Search the data for the word "this". Reproduce every line where it is found.

====== RAW DATA

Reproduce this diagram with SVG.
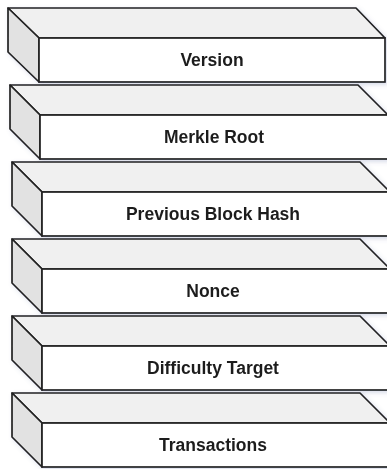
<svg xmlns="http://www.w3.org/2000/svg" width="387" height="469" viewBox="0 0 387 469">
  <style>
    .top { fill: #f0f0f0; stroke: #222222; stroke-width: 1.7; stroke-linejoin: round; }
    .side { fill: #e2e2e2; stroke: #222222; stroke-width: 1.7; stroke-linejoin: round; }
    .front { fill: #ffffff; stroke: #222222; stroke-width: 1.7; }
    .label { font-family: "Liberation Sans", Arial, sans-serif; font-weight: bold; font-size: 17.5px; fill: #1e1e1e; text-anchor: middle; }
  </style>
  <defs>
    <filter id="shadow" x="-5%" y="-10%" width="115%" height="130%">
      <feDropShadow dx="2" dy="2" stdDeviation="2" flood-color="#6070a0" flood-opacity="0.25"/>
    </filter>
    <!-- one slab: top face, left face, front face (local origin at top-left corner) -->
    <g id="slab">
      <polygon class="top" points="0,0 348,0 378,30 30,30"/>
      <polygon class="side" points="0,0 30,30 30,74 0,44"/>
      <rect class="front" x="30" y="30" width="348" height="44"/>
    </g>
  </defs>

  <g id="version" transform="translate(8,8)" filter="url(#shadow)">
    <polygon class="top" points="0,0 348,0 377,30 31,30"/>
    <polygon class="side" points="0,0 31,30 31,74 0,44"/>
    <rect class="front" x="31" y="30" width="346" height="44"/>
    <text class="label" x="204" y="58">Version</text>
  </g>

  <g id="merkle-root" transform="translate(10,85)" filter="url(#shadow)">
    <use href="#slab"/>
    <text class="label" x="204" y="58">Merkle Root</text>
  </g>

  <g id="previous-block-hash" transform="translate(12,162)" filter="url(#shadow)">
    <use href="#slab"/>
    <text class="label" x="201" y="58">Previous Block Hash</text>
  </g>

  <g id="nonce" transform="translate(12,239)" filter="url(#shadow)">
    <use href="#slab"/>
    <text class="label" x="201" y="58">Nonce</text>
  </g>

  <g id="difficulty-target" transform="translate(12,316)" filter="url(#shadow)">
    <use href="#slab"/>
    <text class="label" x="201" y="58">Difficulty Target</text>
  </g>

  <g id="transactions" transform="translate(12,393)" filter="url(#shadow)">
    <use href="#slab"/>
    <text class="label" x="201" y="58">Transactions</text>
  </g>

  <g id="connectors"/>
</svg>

============
====== RAW DATA

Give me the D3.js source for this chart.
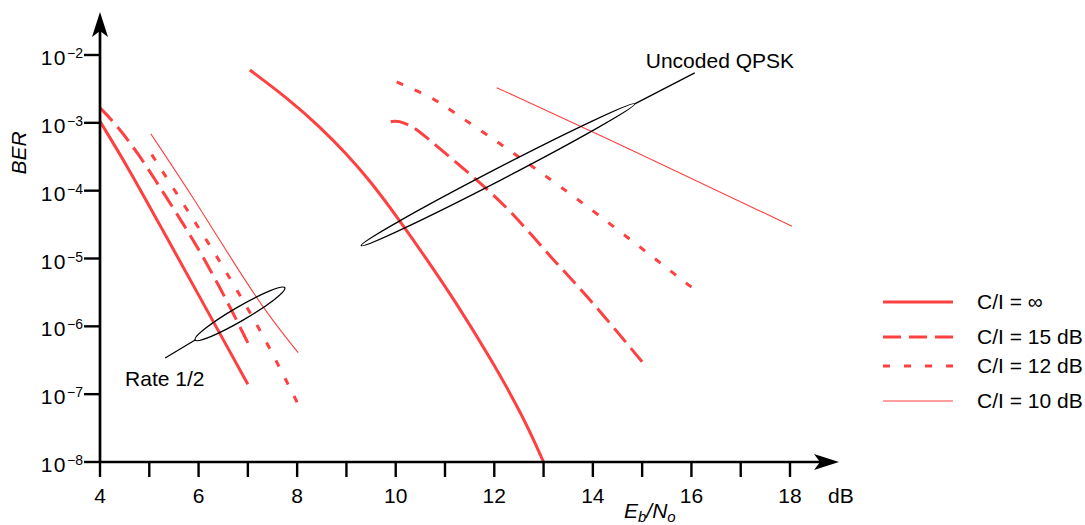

============

_TASK SOLUTION_.
Reproduce this diagram with SVG.
Give me the D3.js source for this chart.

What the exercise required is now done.